The second and perhaps even more difficult level to change than one’s habit is to change one’s heart. Whether we are looking to be grateful stewards of the earth or prayer, service and sharing, that one-on-one with God and the truth is the most challenging. It is in those conversations where we begin to understand how loving, compassionate, merciful and generous toward the earth and each other we truly are. Wouldn’t it be nice if we could each have the equivalent to a pacemaker that would give us a slight heart shock when our attitudes and decisions did not reflect the Scriptures and the teachings of our church?

In October, I will present a workshop at the International Catholic Stewardship Conference in Chicago entitled: “Stewardship in the Writings of Pope Francis.” Needless to say, he has given me not only a lot of material to work with but also has challenged me personally to truly live and promote the message of “our common home.”

Through his writings he has taught me that to be a Christian steward in 2015 takes the courage and trust found in an honest, loving relationship with Jesus and the Gospel. Jesus is our inspiration and our hope as we look to become better stewards. There is no doubt in my mind who is driving our pontiff as he takes on this important issue of our day. We are all able to tap into that source!

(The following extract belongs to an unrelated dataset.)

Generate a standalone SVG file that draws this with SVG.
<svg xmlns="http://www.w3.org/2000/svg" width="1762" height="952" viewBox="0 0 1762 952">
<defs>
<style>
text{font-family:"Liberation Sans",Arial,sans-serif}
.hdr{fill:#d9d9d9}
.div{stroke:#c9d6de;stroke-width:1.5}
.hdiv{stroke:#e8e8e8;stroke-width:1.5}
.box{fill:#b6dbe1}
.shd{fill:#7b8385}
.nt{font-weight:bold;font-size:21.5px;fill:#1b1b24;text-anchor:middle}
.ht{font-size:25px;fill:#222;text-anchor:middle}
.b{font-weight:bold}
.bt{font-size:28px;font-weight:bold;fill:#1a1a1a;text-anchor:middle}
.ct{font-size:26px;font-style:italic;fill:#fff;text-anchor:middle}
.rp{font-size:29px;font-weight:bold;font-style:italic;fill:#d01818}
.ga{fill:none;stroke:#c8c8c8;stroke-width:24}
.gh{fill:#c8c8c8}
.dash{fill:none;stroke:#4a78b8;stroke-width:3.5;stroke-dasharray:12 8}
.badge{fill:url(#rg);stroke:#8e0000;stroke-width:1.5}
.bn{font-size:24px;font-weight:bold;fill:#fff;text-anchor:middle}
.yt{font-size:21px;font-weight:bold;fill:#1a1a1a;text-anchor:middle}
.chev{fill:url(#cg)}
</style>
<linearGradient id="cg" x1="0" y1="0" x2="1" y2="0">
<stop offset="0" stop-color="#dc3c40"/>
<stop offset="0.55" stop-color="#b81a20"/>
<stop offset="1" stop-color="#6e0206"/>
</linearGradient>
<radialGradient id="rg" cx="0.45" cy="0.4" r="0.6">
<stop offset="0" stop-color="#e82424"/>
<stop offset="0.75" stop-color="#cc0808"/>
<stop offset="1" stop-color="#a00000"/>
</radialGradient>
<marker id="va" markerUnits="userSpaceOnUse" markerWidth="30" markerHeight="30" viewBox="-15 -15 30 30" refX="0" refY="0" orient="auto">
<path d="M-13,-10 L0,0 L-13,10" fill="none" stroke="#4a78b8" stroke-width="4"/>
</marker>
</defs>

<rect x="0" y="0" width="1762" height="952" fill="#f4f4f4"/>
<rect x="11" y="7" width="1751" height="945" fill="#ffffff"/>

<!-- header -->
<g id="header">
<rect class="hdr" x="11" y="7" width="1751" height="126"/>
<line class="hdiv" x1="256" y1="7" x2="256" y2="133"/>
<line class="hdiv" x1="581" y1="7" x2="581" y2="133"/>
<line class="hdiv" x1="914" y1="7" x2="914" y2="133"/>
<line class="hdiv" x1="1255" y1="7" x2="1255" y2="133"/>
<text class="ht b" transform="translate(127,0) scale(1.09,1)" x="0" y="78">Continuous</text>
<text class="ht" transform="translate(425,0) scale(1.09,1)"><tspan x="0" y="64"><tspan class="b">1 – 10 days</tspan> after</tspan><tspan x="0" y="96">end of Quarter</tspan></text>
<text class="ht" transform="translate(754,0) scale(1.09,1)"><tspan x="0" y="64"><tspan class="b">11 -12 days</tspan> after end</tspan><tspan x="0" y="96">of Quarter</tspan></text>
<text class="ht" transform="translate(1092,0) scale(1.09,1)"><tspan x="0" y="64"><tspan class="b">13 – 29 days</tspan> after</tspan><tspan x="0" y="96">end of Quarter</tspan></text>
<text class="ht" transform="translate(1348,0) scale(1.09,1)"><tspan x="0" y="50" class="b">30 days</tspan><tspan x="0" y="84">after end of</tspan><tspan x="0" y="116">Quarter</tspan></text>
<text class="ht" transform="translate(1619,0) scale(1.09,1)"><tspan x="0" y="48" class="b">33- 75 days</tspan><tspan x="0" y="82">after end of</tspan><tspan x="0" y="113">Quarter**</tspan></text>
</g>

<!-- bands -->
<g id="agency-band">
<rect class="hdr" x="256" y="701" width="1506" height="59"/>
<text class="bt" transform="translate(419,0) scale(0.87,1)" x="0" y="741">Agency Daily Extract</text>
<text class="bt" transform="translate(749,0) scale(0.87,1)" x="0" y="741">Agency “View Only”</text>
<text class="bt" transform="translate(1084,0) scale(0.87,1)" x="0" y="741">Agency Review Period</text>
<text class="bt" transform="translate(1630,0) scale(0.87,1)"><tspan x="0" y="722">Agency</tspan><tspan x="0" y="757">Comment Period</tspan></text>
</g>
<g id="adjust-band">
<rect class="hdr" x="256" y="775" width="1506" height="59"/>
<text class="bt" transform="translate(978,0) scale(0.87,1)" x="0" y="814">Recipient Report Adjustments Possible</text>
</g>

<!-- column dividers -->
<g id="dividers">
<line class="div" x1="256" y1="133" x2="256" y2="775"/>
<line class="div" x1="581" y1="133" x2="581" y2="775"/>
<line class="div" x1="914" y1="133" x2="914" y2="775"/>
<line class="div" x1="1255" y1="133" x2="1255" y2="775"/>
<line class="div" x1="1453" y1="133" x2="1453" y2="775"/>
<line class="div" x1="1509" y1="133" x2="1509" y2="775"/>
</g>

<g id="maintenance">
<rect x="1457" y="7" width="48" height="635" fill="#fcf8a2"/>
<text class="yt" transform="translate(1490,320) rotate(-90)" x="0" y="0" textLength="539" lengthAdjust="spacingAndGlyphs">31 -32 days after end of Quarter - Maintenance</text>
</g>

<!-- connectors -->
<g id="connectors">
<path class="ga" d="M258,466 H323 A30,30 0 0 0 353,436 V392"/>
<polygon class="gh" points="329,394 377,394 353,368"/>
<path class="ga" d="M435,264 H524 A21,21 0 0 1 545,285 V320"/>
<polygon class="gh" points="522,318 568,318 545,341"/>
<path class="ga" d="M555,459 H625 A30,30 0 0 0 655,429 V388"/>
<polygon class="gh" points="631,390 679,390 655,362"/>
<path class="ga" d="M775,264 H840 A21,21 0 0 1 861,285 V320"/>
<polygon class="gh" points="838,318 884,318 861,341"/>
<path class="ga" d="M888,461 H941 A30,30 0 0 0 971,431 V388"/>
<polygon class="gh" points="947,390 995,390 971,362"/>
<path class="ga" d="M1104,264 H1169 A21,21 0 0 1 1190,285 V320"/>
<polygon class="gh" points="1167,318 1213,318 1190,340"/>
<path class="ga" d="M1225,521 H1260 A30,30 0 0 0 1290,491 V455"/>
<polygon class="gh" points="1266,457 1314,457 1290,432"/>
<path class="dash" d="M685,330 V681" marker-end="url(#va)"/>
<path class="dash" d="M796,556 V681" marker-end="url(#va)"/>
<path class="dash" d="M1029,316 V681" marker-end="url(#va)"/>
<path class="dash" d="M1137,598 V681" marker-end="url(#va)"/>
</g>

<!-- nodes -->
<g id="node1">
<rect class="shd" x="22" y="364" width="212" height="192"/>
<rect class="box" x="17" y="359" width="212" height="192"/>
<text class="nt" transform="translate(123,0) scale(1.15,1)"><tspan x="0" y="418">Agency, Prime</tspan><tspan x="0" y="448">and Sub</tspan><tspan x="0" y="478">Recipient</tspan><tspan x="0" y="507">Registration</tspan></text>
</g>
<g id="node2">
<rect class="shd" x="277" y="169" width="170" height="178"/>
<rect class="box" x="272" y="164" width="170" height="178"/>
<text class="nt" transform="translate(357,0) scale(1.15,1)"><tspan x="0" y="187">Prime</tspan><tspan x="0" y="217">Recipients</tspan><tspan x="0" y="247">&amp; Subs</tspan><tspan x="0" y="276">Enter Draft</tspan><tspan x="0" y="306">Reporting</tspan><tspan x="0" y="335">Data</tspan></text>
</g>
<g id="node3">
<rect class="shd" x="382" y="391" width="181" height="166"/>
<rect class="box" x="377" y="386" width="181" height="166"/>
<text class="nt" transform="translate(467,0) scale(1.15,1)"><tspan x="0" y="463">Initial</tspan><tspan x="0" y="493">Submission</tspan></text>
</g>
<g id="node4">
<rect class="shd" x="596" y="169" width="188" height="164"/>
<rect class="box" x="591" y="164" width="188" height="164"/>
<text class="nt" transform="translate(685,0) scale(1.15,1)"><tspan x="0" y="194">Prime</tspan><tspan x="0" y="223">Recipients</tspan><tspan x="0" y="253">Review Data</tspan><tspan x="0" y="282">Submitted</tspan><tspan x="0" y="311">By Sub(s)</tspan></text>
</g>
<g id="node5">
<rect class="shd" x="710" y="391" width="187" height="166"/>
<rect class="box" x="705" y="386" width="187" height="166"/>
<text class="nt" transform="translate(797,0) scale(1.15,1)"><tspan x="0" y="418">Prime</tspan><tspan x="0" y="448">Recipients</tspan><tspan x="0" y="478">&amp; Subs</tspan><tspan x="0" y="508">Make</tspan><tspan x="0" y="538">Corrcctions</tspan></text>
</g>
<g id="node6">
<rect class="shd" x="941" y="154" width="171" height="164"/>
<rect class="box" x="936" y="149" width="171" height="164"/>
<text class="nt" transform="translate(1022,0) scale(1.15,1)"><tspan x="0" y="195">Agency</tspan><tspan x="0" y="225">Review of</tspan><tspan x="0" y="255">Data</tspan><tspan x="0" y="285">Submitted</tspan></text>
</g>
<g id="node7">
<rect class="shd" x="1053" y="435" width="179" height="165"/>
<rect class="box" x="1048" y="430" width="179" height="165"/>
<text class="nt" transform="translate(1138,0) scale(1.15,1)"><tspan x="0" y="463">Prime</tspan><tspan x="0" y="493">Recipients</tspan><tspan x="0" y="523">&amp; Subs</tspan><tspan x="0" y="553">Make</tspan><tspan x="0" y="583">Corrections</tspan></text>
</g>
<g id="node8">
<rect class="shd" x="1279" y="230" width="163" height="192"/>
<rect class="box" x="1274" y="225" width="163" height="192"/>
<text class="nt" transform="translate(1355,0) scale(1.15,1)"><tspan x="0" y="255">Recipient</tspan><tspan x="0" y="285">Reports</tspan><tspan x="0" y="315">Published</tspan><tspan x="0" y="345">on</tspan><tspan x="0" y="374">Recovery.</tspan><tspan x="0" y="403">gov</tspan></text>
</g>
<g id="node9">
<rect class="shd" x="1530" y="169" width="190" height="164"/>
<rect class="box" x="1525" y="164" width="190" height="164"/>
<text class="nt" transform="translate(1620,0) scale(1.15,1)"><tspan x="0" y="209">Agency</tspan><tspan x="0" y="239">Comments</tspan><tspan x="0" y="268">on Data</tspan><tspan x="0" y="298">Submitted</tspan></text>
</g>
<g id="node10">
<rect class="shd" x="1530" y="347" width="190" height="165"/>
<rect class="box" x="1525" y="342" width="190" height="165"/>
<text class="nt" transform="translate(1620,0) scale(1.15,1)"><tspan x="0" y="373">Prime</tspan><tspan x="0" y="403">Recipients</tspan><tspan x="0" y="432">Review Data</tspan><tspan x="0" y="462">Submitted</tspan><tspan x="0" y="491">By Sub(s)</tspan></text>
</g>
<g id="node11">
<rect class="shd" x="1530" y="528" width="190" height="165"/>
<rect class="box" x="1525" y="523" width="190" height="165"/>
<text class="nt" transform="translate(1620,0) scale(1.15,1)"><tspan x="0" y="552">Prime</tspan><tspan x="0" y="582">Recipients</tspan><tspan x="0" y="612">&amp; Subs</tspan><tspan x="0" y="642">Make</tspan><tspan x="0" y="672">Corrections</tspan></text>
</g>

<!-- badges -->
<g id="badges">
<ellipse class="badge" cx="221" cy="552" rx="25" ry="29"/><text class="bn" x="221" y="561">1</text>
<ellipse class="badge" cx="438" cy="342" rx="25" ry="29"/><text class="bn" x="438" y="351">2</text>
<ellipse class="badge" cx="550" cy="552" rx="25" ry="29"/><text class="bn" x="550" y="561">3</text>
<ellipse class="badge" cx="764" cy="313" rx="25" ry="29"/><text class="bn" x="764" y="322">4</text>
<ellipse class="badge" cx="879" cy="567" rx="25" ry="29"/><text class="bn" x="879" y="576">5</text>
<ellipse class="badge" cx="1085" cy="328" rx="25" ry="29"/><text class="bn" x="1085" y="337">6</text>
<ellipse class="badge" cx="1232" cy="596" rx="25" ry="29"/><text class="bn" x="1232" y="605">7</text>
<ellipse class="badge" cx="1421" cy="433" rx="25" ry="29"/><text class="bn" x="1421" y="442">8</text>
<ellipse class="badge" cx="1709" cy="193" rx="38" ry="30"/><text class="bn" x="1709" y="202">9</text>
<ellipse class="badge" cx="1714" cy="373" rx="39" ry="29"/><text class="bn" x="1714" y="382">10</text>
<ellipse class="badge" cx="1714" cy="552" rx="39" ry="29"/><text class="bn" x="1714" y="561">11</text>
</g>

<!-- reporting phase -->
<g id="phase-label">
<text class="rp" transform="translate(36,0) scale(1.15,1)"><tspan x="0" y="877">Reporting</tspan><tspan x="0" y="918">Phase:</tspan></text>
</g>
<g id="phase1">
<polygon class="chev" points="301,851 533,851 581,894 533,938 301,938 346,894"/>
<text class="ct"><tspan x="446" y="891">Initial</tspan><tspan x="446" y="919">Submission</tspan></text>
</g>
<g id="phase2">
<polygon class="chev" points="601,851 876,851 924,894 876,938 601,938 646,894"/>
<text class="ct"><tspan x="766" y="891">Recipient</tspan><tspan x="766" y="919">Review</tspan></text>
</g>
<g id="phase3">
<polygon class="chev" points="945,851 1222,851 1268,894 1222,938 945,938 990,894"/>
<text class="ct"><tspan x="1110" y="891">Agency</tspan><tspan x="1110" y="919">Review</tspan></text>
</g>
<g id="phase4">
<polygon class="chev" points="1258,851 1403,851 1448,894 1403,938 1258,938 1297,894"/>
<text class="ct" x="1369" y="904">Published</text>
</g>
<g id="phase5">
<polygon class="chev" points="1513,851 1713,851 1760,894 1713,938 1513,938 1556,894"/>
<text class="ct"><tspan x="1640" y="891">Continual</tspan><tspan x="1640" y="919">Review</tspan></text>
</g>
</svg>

When Pope Francis comes to address the World Meeting of Families in September, he will also take time to address Congress. We have the opportunity to witness this remarkable historical moment in light of faith and the Gospel or make it a political issue. No doubt he will be blunt in calling us all to accountability as stewards of the earth just as the master will do one day. I think this could be a tipping point for you and me. In regard to protection of the earth and the most vulnerable, please pray with me that our hearts and the times will be a-changin’!

Otto is Stewardship and Special Projects director for the diocesan Stewardship and Pastoral Services Department.